You should express $I_1$ and $I_2$ in terms of m and r. The r's are the same for both disks so you can be pretty sure that the r's will disappear somewhere along the way. But the important thing is to incorporate the given information that the disks differ in their mass.

12. Oct 26, 2016

### Minestra

Sorry for the photo reply I'm on my moble. I'll do my best to type it out once I'm back on my desktop.

If I rework using I = mr2 and ω = v/r, would the rest of my thought process be correct in using the angular velocity at moment two, to find a new kinetic energy, which could then be subtracted from the original to determine its change?

13. Oct 26, 2016

### haruspex

Not the right formula for a disk.
As I mentioned, there are errors in some of your previous equations.

14. Oct 27, 2016

### Staff: Mentor

Leave the ω's alone. There's no need to introduce linear velocity. The idea is to incorporate the different masses, hence the differing moments of inertia for the disks. Just use the (correct) form for the MOI of a disk and analyze the collision.

15. Oct 27, 2016

### Minestra

Sorry for the long delay I have been busy with work.
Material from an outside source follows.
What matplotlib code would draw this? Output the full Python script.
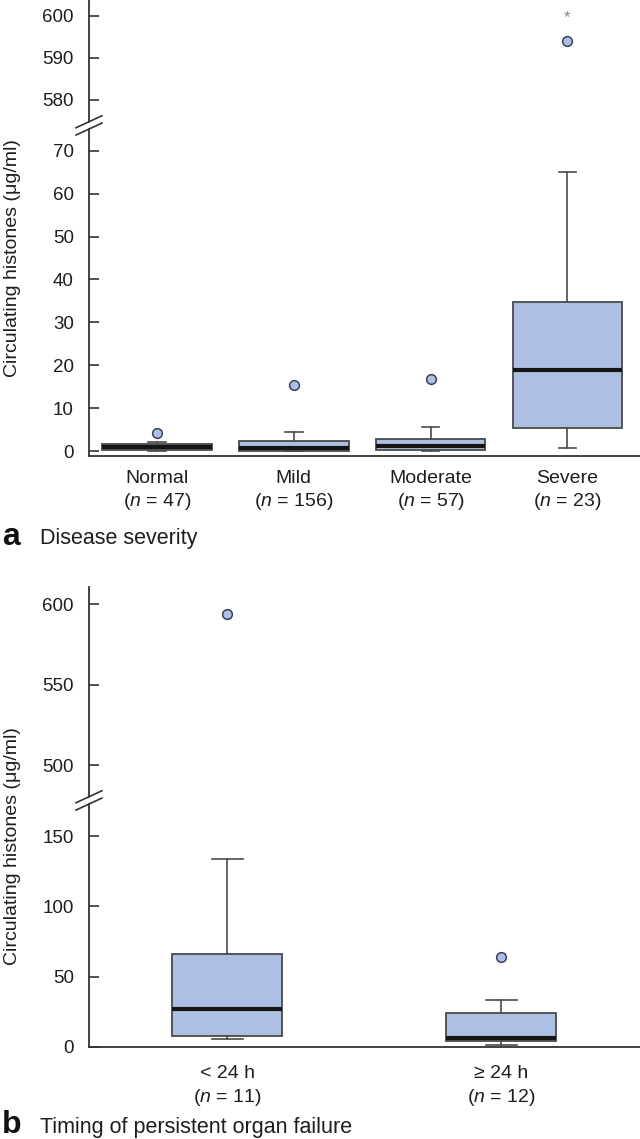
import matplotlib
matplotlib.use("Agg")
import matplotlib.pyplot as plt
from matplotlib.lines import Line2D
from matplotlib.patches import Polygon

plt.rcParams['font.family'] = ['Liberation Sans', 'DejaVu Sans']
plt.rcParams['mathtext.fontset'] = 'custom'
plt.rcParams['mathtext.rm'] = 'Liberation Sans'
plt.rcParams['mathtext.it'] = 'Liberation Sans:italic'

# ---------------- data: panel a (disease severity) ----------------
sev_labels = ["Normal", "Mild", "Moderate", "Severe"]
sev_n = [47, 156, 57, 23]
sev_whislo = [0.1, 0.0, 0.1, 0.7]
sev_q1 = [0.35, 0.1, 0.2, 5.4]
sev_med = [0.95, 0.8, 1.1, 18.9]
sev_q3 = [1.55, 2.3, 2.7, 34.8]
sev_whishi = [2.2, 4.4, 5.6, 65.0]
sev_outliers = [[4.1], [15.4], [16.9], [594.0]]
sev_star = [None, None, None, 599.5]

# ---------------- data: panel b (timing of persistent organ failure) ----------------
tim_labels = ["< 24 h", "\u2265 24 h"]
tim_n = [11, 12]
tim_whislo = [5.3, 1.0]
tim_q1 = [7.5, 4.0]
tim_med = [27.0, 6.0]
tim_q3 = [66.0, 24.0]
tim_whishi = [134.0, 33.0]
tim_outliers = [[594.0], [64.0]]

sev_ticks_top = [580, 590, 600]
sev_ticks_bot = [0, 10, 20, 30, 40, 50, 60, 70]
tim_ticks_top = [500, 550, 600]
tim_ticks_bot = [0, 50, 100, 150]

FILL = '#adc0e4'
EDGE = '#4a4a4a'
SPINE = '#333333'
TXT = '#1e1e1e'
TICK_FS = 13.5
CAT_FS = 14
YLAB_FS = 14
TITLE_FS = 15.5
LETTER_FS = 23

W, H = 640, 1139
fig = plt.figure(figsize=(W / 100, H / 100), dpi=100)


def rect(x0, y0, x1, y1):
    return [x0 / W, 1 - y1 / H, (x1 - x0) / W, (y1 - y0) / H]


def px(x, y):
    return (x / W, 1 - y / H)


def make_stats(labels, lo, q1, med, q3, hi, fl):
    return [dict(label=l, whislo=a, q1=b, med=c, q3=d, whishi=e, fliers=f)
            for l, a, b, c, d, e, f in zip(labels, lo, q1, med, q3, hi, fl)]


def draw(ax, stats, width, capw):
    pos = list(range(1, len(stats) + 1))
    ax.bxp(stats, positions=pos, widths=width, capwidths=capw, patch_artist=True,
           showfliers=True,
           boxprops=dict(facecolor=FILL, edgecolor=EDGE, linewidth=1.3),
           medianprops=dict(color='#151515', linewidth=3.0, solid_capstyle='butt'),
           whiskerprops=dict(color=EDGE, linewidth=1.2),
           capprops=dict(color=EDGE, linewidth=1.2),
           flierprops=dict(marker='o', markerfacecolor=FILL, markeredgecolor='#3a3f55',
                           markersize=7, markeredgewidth=1.1))


def style(ax, ticks, bottom, xpad):
    for s in ('top', 'right'):
        ax.spines[s].set_visible(False)
    ax.spines['left'].set_color(SPINE)
    ax.spines['left'].set_linewidth(1.3)
    if bottom:
        ax.spines['bottom'].set_color(SPINE)
        ax.spines['bottom'].set_linewidth(1.3)
    else:
        ax.spines['bottom'].set_visible(False)
    ax.set_yticks(ticks)
    ax.set_yticklabels([str(t) for t in ticks])
    ax.tick_params(axis='y', direction='in', length=7.5, width=1.2, color=SPINE,
                   pad=11, labelsize=TICK_FS, labelcolor=TXT)
    ax.tick_params(axis='x', length=0, labelsize=CAT_FS, labelcolor=TXT, pad=xpad)


def brk(yc):
    slope_dx, slope_dy = 13, 6
    for dy in (-3.65, 3.65):
        cx, cy = 89, yc + dy
        (x0, y0), (x1, y1) = px(cx - slope_dx, cy + slope_dy), px(cx + slope_dx, cy - slope_dy)
        fig.add_artist(Line2D([x0, x1], [y0, y1], color=SPINE, lw=1.2, zorder=6))
    k = slope_dy / slope_dx
    pts = []
    for x, d in ((86, -3.65 + 1), (92, -3.65 + 1), (92, 3.65 - 1), (86, 3.65 - 1)):
        pts.append(px(x, yc + d - (x - 89) * k))
    fig.add_artist(Polygon(pts, closed=True, facecolor='white', edgecolor='none', zorder=5))


# ---------------- panel a ----------------
st_a = make_stats(sev_labels, sev_whislo, sev_q1, sev_med, sev_q3, sev_whishi, sev_outliers)
axa_top = fig.add_axes(rect(89, 0, 640, 125))
axa_bot = fig.add_axes(rect(89, 125, 640, 456))
for ax in (axa_top, axa_bot):
    draw(ax, st_a, 0.8, 0.128)
    ax.set_xlim(0.503, 4.53)
axa_top.set_ylim(574.0, 603.8)
axa_bot.set_ylim(-1.16, 76.0)
style(axa_top, sev_ticks_top, False, 8)
style(axa_bot, sev_ticks_bot, True, 10)
axa_top.set_xticks([])
axa_bot.set_xticks(range(1, len(sev_labels) + 1))
axa_bot.set_xticklabels([f"{l}\n($\\mathit{{n}}$ = {n})" for l, n in zip(sev_labels, sev_n)],
                        linespacing=1.3)
for i, s in enumerate(sev_star):
    if s is not None:
        axa_top.text(i + 1, s, '*', ha='center', va='center', color='#888888', fontsize=12)
brk(125.4)

fig.text(13 / W, 1 - 258 / H, 'Circulating histones (\u03bcg/ml)', rotation=90,
         ha='center', va='center', fontsize=YLAB_FS, color=TXT)
fig.text(2 / W, 1 - 545 / H, 'a', fontsize=LETTER_FS, fontweight='bold', va='baseline',
         color='#111111')
fig.text(40 / W, 1 - 544 / H, 'Disease severity', fontsize=TITLE_FS, va='baseline', color=TXT)

# ---------------- panel b ----------------
st_b = make_stats(tim_labels, tim_whislo, tim_q1, tim_med, tim_q3, tim_whishi, tim_outliers)
axb_top = fig.add_axes(rect(89, 587, 640, 800))
axb_bot = fig.add_axes(rect(89, 800, 640, 1047))
for ax in (axb_top, axb_bot):
    draw(ax, st_b, 0.40, 0.113)
    ax.set_xlim(0.496, 2.507)
axb_top.set_ylim(478.3, 610.6)
axb_bot.set_ylim(-0.3, 176.0)
style(axb_top, tim_ticks_top, False, 8)
style(axb_bot, tim_ticks_bot, True, 13)
axb_top.set_xticks([])
axb_bot.set_xticks(range(1, len(tim_labels) + 1))
axb_bot.set_xticklabels([f"{l}\n($\\mathit{{n}}$ = {n})" for l, n in zip(tim_labels, tim_n)],
                        linespacing=1.35)
brk(800.4)

fig.text(13 / W, 1 - 846 / H, 'Circulating histones (\u03bcg/ml)', rotation=90,
         ha='center', va='center', fontsize=YLAB_FS, color=TXT)
fig.text(2 / W, 1 - 1133 / H, 'b', fontsize=LETTER_FS, fontweight='bold', va='baseline',
         color='#111111')
fig.text(40 / W, 1 - 1133 / H, 'Timing of persistent organ failure', fontsize=TITLE_FS,
         va='baseline', color=TXT)

fig.savefig('out.png', dpi=100)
Here is my attempt at this problem:

Angular Momentum:

$$\frac{1}{2}m_{1}r^{2}\omega_{1} = \frac{1}{2}(m_{1}+m_{2})r^{2}\omega _{2}$$

solving for ω2 and canceling out what you can, you get:

$$\omega_{2} = \frac{m_{1}}{m_{1}+m_{2}}\omega _{1}$$

Next we take this new ω which should be our speed after collision and substitute it into the kinetic energy equation:

$$\frac{1}{4}m_{1}r^{2}\omega _{1}^{2} = \frac{1}{4}(m_{1}+m_{2})r^{2}\frac{m_{1}}{m_{1}+m_{2}}$$

Setting this equal to zero would have you subtract kinetic energy, thus giving you the difference as follows:

$$\frac{1}{4}m_{1}r^{2}\omega _{1}^{2} - \frac{1}{4}(m_{1}+m_{2})r^{2}\frac{m_{1}}{m_{1}+m_{2}} = \Delta K$$

Putting this over Ki as the question requests would get you:

$$-\frac{1}{4}r^{2}m_{1}$$

Which of course results in an incorrect answer from web-assign. I understand I made some errors somewhere, I would greatly appreciate being told exactly what I did wrong. I know it's not the best for my education but I need to submit the assignment by tomorrow night and my professor is grossly unavailable when it comes to help (numerous emails throughout the semester with not a single response, I have confirmed with other students that he does this) and I fear I will not be able to solve it.

16. Oct 27, 2016

### haruspex

Not sure what you are doing there. I think what you mean is that the expression on the left is initial KE and the expression on the right is the final KE. They are clearly not equal.
If so, you have made a mistake or two in substituting for ω2 on the right. Try that step again.